▶ [GIVEN ENTRIES]
══════════

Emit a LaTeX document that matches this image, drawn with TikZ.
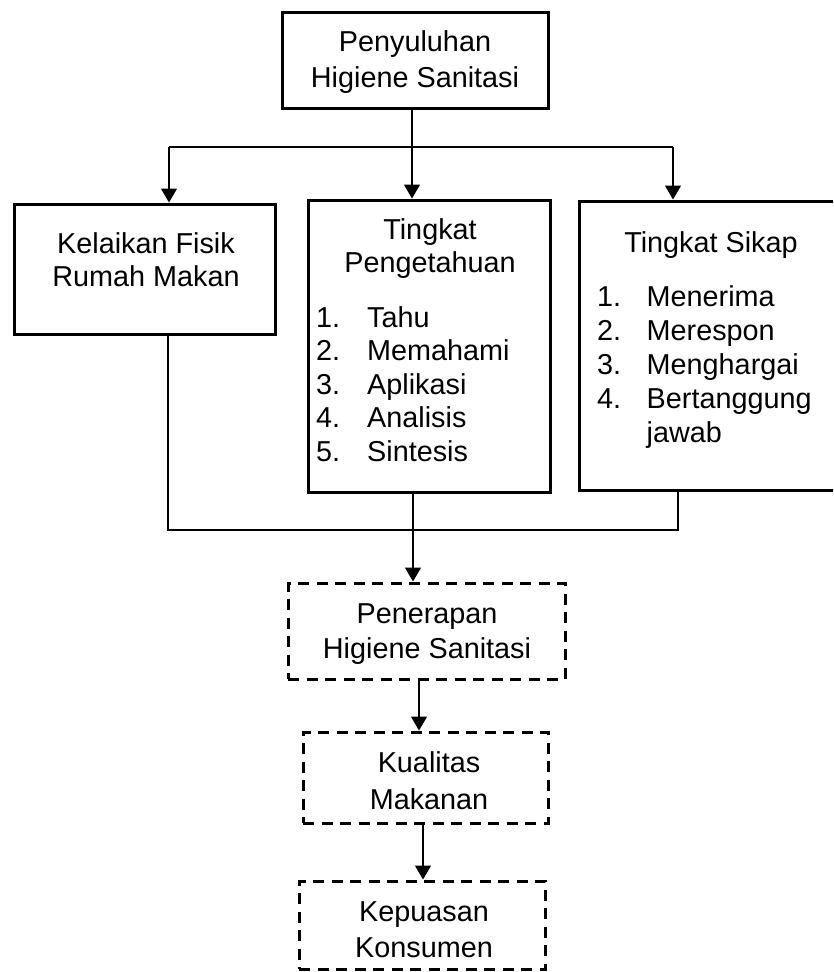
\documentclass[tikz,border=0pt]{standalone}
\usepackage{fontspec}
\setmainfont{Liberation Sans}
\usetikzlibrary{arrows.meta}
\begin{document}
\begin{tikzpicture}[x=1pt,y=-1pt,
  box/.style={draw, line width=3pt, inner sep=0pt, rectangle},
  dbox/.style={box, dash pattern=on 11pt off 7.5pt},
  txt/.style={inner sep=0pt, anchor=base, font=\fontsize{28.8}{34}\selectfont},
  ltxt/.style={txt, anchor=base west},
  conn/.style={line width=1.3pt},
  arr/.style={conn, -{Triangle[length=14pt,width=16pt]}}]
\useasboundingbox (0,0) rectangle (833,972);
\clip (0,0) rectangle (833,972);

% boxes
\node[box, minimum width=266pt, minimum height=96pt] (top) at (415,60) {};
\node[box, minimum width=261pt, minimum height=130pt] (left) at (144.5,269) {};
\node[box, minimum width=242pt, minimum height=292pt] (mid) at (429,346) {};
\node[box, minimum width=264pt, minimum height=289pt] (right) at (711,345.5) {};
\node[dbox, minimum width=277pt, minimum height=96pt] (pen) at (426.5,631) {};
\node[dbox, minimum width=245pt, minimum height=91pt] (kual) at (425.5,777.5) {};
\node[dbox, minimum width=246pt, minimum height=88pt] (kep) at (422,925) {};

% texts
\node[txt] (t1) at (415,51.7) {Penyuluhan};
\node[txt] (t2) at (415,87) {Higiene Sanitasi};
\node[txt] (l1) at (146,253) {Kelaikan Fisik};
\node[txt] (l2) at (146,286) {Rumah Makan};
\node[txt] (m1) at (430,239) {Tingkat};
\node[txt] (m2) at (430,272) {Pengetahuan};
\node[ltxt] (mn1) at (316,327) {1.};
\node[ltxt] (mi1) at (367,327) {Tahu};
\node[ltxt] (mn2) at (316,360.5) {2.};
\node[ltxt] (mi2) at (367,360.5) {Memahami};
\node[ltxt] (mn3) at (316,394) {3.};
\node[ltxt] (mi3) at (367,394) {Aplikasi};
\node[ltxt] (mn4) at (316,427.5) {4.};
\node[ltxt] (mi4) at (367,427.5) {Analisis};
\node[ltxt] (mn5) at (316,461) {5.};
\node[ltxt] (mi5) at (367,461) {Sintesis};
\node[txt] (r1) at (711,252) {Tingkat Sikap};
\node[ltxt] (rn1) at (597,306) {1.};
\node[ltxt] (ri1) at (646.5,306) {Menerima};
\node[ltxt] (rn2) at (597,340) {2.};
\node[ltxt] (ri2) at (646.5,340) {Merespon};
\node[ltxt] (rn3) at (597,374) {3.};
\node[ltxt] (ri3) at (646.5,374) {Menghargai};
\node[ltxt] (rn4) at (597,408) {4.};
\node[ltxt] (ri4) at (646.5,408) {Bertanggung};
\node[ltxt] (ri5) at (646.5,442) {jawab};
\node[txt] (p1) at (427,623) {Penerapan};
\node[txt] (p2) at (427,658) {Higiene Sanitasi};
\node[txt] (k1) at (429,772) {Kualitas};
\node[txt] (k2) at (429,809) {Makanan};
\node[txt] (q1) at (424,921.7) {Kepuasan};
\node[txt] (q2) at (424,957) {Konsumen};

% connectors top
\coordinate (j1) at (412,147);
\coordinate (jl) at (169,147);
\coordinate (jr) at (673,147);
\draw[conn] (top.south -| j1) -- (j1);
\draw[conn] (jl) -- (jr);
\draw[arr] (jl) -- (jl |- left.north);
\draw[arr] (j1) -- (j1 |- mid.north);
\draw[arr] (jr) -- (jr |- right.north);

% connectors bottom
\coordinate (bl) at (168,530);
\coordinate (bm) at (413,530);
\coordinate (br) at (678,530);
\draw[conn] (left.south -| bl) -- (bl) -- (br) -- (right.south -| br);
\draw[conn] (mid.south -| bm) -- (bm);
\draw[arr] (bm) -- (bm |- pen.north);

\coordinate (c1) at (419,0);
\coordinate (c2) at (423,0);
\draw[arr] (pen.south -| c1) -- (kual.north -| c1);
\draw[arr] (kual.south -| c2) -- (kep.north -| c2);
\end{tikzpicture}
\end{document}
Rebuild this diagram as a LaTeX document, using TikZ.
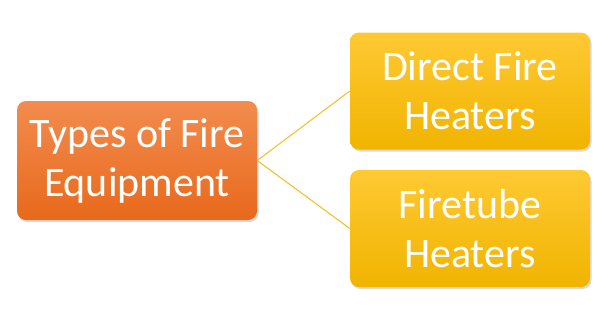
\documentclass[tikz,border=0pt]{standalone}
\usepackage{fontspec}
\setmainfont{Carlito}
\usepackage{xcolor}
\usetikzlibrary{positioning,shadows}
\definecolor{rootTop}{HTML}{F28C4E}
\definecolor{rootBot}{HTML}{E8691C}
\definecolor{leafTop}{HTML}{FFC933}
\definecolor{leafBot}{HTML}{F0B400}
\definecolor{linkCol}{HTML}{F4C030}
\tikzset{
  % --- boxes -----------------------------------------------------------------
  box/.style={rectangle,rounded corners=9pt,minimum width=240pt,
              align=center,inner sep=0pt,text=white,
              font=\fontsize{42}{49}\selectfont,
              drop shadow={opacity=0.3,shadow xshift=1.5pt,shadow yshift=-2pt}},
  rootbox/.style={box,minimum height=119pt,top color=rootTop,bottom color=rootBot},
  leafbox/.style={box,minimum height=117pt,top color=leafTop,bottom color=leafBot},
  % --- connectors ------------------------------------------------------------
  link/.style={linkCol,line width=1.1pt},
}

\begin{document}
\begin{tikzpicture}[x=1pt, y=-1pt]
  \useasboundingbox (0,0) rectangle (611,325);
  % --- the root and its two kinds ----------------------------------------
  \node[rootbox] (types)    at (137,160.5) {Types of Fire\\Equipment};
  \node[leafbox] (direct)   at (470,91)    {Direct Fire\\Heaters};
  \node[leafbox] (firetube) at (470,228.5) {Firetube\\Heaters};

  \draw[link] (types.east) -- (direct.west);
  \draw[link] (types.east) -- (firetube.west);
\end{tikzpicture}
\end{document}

══════════

▶ [DIRECTION]
Make an exact copy of the lines above, starting at the line that contains "Rebuild this diagram" and running through the final line of the entries. Omit the pictures.

▶ [OUTPUT OF THE TASK]
Rebuild this diagram as a LaTeX document, using TikZ.
\documentclass[tikz,border=0pt]{standalone}
\usepackage{fontspec}
\setmainfont{Carlito}
\usepackage{xcolor}
\usetikzlibrary{positioning,shadows}
\definecolor{rootTop}{HTML}{F28C4E}
\definecolor{rootBot}{HTML}{E8691C}
\definecolor{leafTop}{HTML}{FFC933}
\definecolor{leafBot}{HTML}{F0B400}
\definecolor{linkCol}{HTML}{F4C030}
\tikzset{
  % --- boxes -----------------------------------------------------------------
  box/.style={rectangle,rounded corners=9pt,minimum width=240pt,
              align=center,inner sep=0pt,text=white,
              font=\fontsize{42}{49}\selectfont,
              drop shadow={opacity=0.3,shadow xshift=1.5pt,shadow yshift=-2pt}},
  rootbox/.style={box,minimum height=119pt,top color=rootTop,bottom color=rootBot},
  leafbox/.style={box,minimum height=117pt,top color=leafTop,bottom color=leafBot},
  % --- connectors ------------------------------------------------------------
  link/.style={linkCol,line width=1.1pt},
}

\begin{document}
\begin{tikzpicture}[x=1pt, y=-1pt]
  \useasboundingbox (0,0) rectangle (611,325);
  % --- the root and its two kinds ----------------------------------------
  \node[rootbox] (types)    at (137,160.5) {Types of Fire\\Equipment};
  \node[leafbox] (direct)   at (470,91)    {Direct Fire\\Heaters};
  \node[leafbox] (firetube) at (470,228.5) {Firetube\\Heaters};

  \draw[link] (types.east) -- (direct.west);
  \draw[link] (types.east) -- (firetube.west);
\end{tikzpicture}
\end{document}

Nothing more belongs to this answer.